That is to say, I can get a copy of Alfred Hitchcock’s “Lifeboat” (I own it on DVD), but I can’t show you the majesty and strength of Canada’s acting ability without enough cash to pay for access. So, in the midst of the creative struggle to identify the emerging story (from what the interviewees say, what I discover about Canada Lee, etc.), I’m forced to keep in mind the very practical fact that I might not get the rights to use certain bits of footage, and that’s just something I have to roll with.

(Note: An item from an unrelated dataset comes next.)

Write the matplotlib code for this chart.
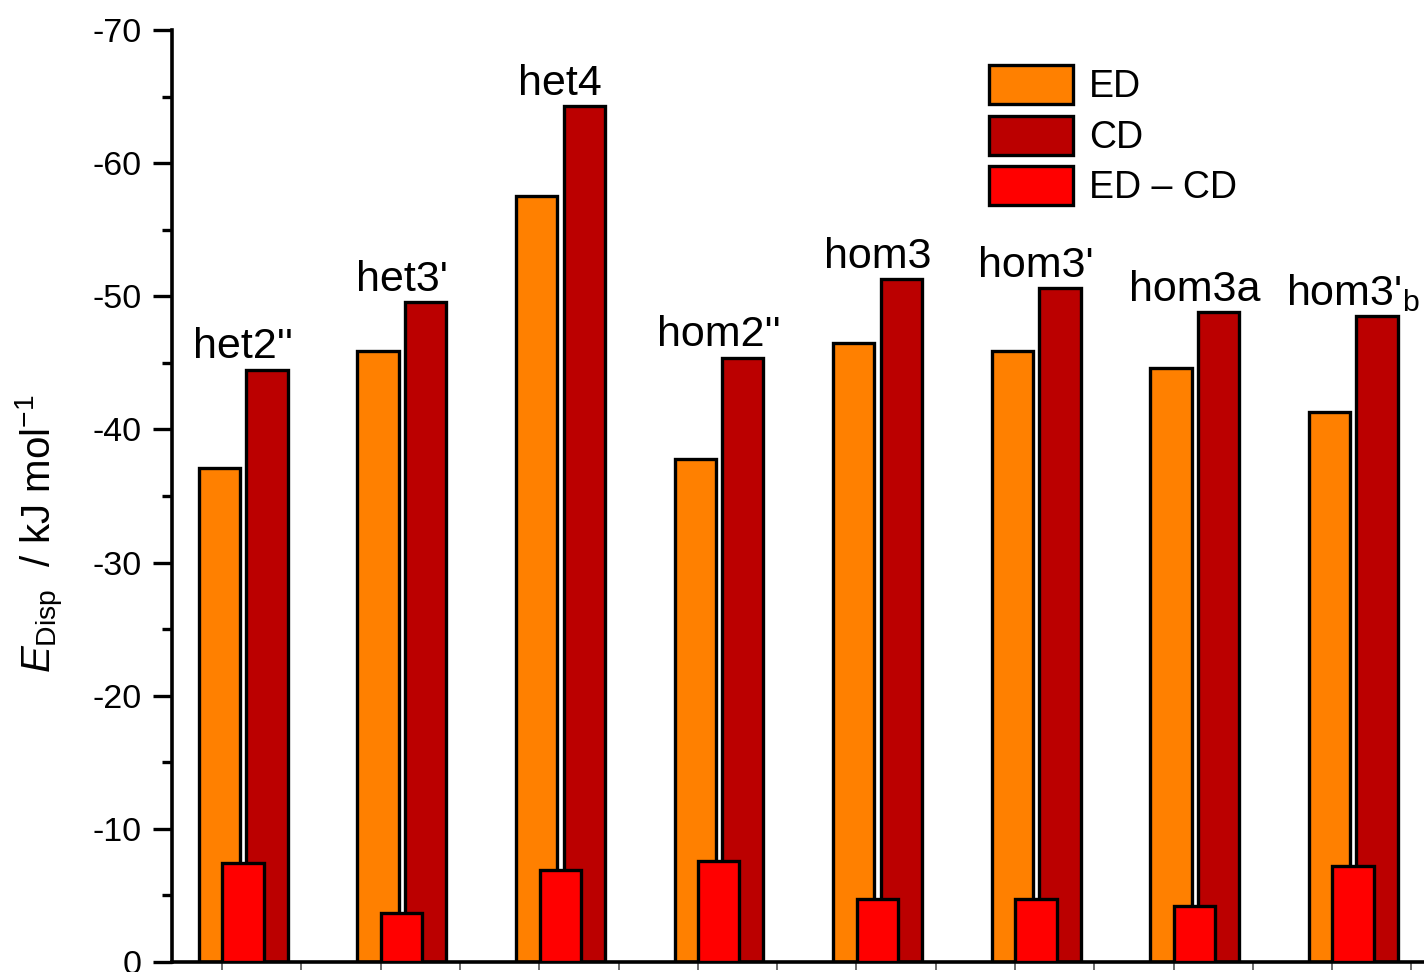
import numpy as np
import matplotlib
matplotlib.use("Agg")
import matplotlib.pyplot as plt

plt.rcParams['font.family'] = ['Liberation Sans', 'DejaVu Sans']
plt.rcParams['mathtext.fontset'] = 'custom'
plt.rcParams['mathtext.rm'] = 'Liberation Sans'
plt.rcParams['mathtext.it'] = 'Liberation Sans:italic'
plt.rcParams['axes.unicode_minus'] = False

# data (kJ/mol)
systems = ["het2''", "het3'", "het4", "hom2''", "hom3", "hom3'", "hom3a", "hom3'$_{\\mathrm{b}}$"]
ed = [-37.1, -45.9, -57.5, -37.8, -46.5, -45.9, -44.6, -41.3]
cd = [-44.5, -49.6, -64.3, -45.4, -51.3, -50.6, -48.8, -48.5]
diff = [-7.4, -3.7, -6.9, -7.6, -4.7, -4.7, -4.2, -7.2]
yticks = [0, -10, -20, -30, -40, -50, -60, -70]

x = np.arange(1, len(systems) + 1)
w = 0.26

fig = plt.figure(figsize=(14.24, 9.72), dpi=100)
ax = fig.add_axes([172 / 1424, 10 / 972, 1 - 172 / 1424, 932 / 972])

ax.bar(x - 0.149, ed, w, color='#FF8000', edgecolor='black', lw=2.4, label='ED', zorder=2)
ax.bar(x + 0.151, cd, w, color='#BB0000', edgecolor='black', lw=2.4, label='CD', zorder=2)
ax.bar(x, diff, w, color='#FF0000', edgecolor='black', lw=2.4, label='ED \u2013 CD', zorder=3)

for xi, c, s in zip(x, cd, systems):
    ax.annotate(s, (xi, c), xytext=(0, 8), textcoords='offset points',
                ha='center', va='baseline', fontsize=31)

ax.set_ylim(0, -70)
ax.set_xlim(0.552, 8.447)
ax.set_yticks(yticks)
ax.set_yticklabels([str(v) for v in yticks])
ax.set_yticks(np.arange(-5, -70, -10), minor=True)
ax.set_xticks(np.arange(0.868, 8.45, 0.5))
ax.set_xticklabels([])

for side in ['top', 'right']:
    ax.spines[side].set_visible(False)
for side in ['left', 'bottom']:
    ax.spines[side].set_linewidth(2.6)

ax.tick_params(axis='y', which='major', direction='out', length=14, width=2.4, pad=8, labelsize=24.5)
ax.tick_params(axis='y', which='minor', direction='out', length=7, width=2.4)
ax.tick_params(axis='x', which='major', direction='out', length=6, width=1.2, color='#555555')

fig.text(40 / 1424, 1 - 534 / 972, r'$E_{\mathrm{Disp}}$  / kJ mol$^{-1}$',
         rotation=90, ha='center', va='center', fontsize=29)

leg = ax.legend(loc='upper left', bbox_to_anchor=(989 / 1424, 1 - 65 / 972),
                bbox_transform=fig.transFigure, frameon=False, fontsize=27,
                handlelength=2.25, handleheight=1.22, handletextpad=0.42,
                labelspacing=0.28, borderpad=0, borderaxespad=0)

fig.savefig('out.png', dpi=100)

When do you expect your new film to be completed? And what is the release strategy?
That’s up to funding. We’d like to wrap this baby up by next year. I think that’s very doable, and from there, I’ve had interest from some potential venues, notably PBS, the Berlin Film Festival, and Slamdance. I think a wide television release makes the most sense for this film. This is the type of story that millions of Americans need to be aware of. It’s history, our history, and it needs to be embraced not only as a warning against what unchecked power can do, but as a vehicle of inspiration.

Canada Lee lived a remarkable life fraught with obstacles at every turn, and his ability to face life with dignity and humility should be emulated. Apart from a wide TV release, I have a goal of traveling the country and showing the film to people of all ages and talking about Lee. As a character in history, I think Lee’s legacy should be used to engage people instead of be forgotten and dismissed. I intend to use the documentary as a tool to promote what Lee did while he was alive, understanding, respect for all walks of life and the importance of education as a means of true empowerment.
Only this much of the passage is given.